* Collected data:
** START **
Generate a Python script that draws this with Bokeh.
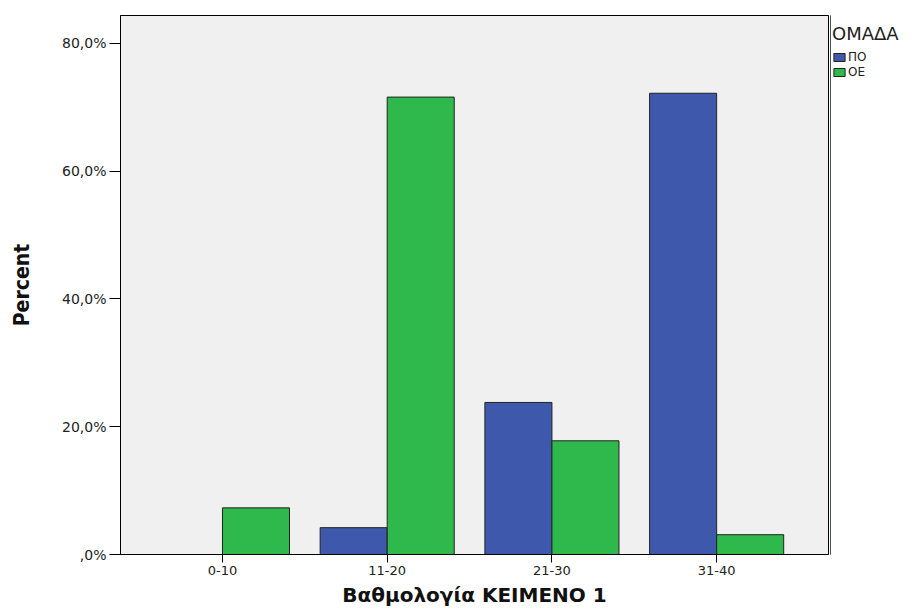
from bokeh.plotting import figure
from bokeh.layouts import row
from bokeh.models import FixedTicker, Legend, LegendItem, Range1d, ColumnDataSource
from bokeh.embed import file_html
from bokeh.resources import INLINE

categories = ["0-10", "11-20", "21-30", "31-40"]
po_values = [0.0, 4.2, 23.8, 72.2]
oe_values = [7.3, 71.6, 17.8, 3.1]
y_ticks = [0, 20, 40, 60, 80]
y_tick_labels = [",0%", "20,0%", "40,0%", "60,0%", "80,0%"]
series_names = ["ΠΟ", "ΟΕ"]
legend_title = "ΟΜΑΔΑ"

BLUE = "#3e58ac"
GREEN = "#2fb84b"
BW = 0.407
H = 609

idx = list(range(len(categories)))
src_po = ColumnDataSource(dict(x=[i - BW / 2 for i in idx], top=po_values))
src_oe = ColumnDataSource(dict(x=[i + BW / 2 for i in idx], top=oe_values))

p = figure(width=830, height=H, output_backend="svg", toolbar_location=None,
           x_range=Range1d(-0.619, 3.679), y_range=Range1d(0, 84.375),
           min_border_left=120, min_border_top=15, min_border_right=2, min_border_bottom=54)

p.background_fill_color = "#f0f0f0"
p.border_fill_color = "white"
p.outline_line_color = "black"
p.outline_line_width = 1
p.xgrid.visible = False
p.ygrid.visible = False

r1 = p.vbar(x="x", top="top", width=BW, bottom=0, source=src_po,
            fill_color=BLUE, line_color="#222222", line_width=1)
r2 = p.vbar(x="x", top="top", width=BW, bottom=0, source=src_oe,
            fill_color=GREEN, line_color="#222222", line_width=1)

p.xaxis.ticker = FixedTicker(ticks=idx)
p.xaxis.major_label_overrides = {i: c for i, c in zip(idx, categories)}
p.yaxis.ticker = FixedTicker(ticks=y_ticks)
p.yaxis.major_label_overrides = {t: l for t, l in zip(y_ticks, y_tick_labels)}

for ax in (p.xaxis[0], p.yaxis[0]):
    ax.axis_line_color = "black"
    ax.major_tick_line_color = "black"
    ax.major_tick_in = 0
    ax.minor_tick_line_color = None
    ax.major_label_text_font = "DejaVu Sans"
    ax.major_label_text_color = "#222222"
    ax.major_label_standoff = 3

p.yaxis.major_label_text_font_size = "14px"
p.xaxis.major_label_text_font_size = "13px"
p.yaxis.major_tick_out = 11
p.xaxis.major_tick_out = 8

p.xaxis.axis_label = "Βαθμολογία ΚΕΙΜΕΝΟ 1"
p.xaxis.axis_label_text_font = "DejaVu Sans"
p.xaxis.axis_label_text_font_style = "bold"
p.xaxis.axis_label_text_font_size = "20px"
p.xaxis.axis_label_text_color = "#111111"
p.xaxis.axis_label_standoff = 5

p.yaxis.axis_label = "Percent"
p.yaxis.axis_label_text_font = "DejaVu Sans Condensed"
p.yaxis.axis_label_text_font_style = "bold"
p.yaxis.axis_label_text_font_size = "21px"
p.yaxis.axis_label_text_color = "#111111"
p.yaxis.axis_label_standoff = 25

# Separate narrow figure holding the legend (outside the plot frame)
lf = figure(width=82, height=H, output_backend="svg", toolbar_location=None,
            x_axis_type=None, y_axis_type=None,
            min_border_left=0, min_border_top=15, min_border_right=0, min_border_bottom=54,
            x_range=Range1d(0, 1), y_range=Range1d(0, 1))
lf.outline_line_color = None
lf.xgrid.visible = False
lf.ygrid.visible = False
lr1 = lf.vbar(x=[-10], top=[1], width=0.1, fill_color=BLUE, line_color="#222222")
lr2 = lf.vbar(x=[-10], top=[1], width=0.1, fill_color=GREEN, line_color="#222222")

legend = Legend(items=[LegendItem(label=series_names[0], renderers=[lr1]),
                       LegendItem(label=series_names[1], renderers=[lr2])],
                location=(2, 475), title=legend_title,
                title_text_font="DejaVu Sans", title_text_font_size="18px",
                title_text_font_style="normal", title_text_color="#222222",
                title_standoff=6,
                label_text_font="DejaVu Sans", label_text_font_size="12px",
                label_text_color="#222222",
                glyph_width=14, glyph_height=10, label_standoff=2,
                spacing=1, padding=0, margin=0,
                background_fill_alpha=0, border_line_color=None,
                label_height=12, label_text_baseline="middle")
lf.add_layout(legend, "center")

layout = row(p, lf, spacing=0)
open("out.html", "w").write(file_html(layout, INLINE))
** END **
* Task description: Restate the data word for word from its first line through the line with "src_oe = ColumnDataSource(dict(x=[i", leaving out any picture along the way.

* Worked solution:
Generate a Python script that draws this with Bokeh.
from bokeh.plotting import figure
from bokeh.layouts import row
from bokeh.models import FixedTicker, Legend, LegendItem, Range1d, ColumnDataSource
from bokeh.embed import file_html
from bokeh.resources import INLINE

categories = ["0-10", "11-20", "21-30", "31-40"]
po_values = [0.0, 4.2, 23.8, 72.2]
oe_values = [7.3, 71.6, 17.8, 3.1]
y_ticks = [0, 20, 40, 60, 80]
y_tick_labels = [",0%", "20,0%", "40,0%", "60,0%", "80,0%"]
series_names = ["ΠΟ", "ΟΕ"]
legend_title = "ΟΜΑΔΑ"

BLUE = "#3e58ac"
GREEN = "#2fb84b"
BW = 0.407
H = 609

idx = list(range(len(categories)))
src_po = ColumnDataSource(dict(x=[i - BW / 2 for i in idx], top=po_values))
src_oe = ColumnDataSource(dict(x=[i + BW / 2 for i in idx], top=oe_values))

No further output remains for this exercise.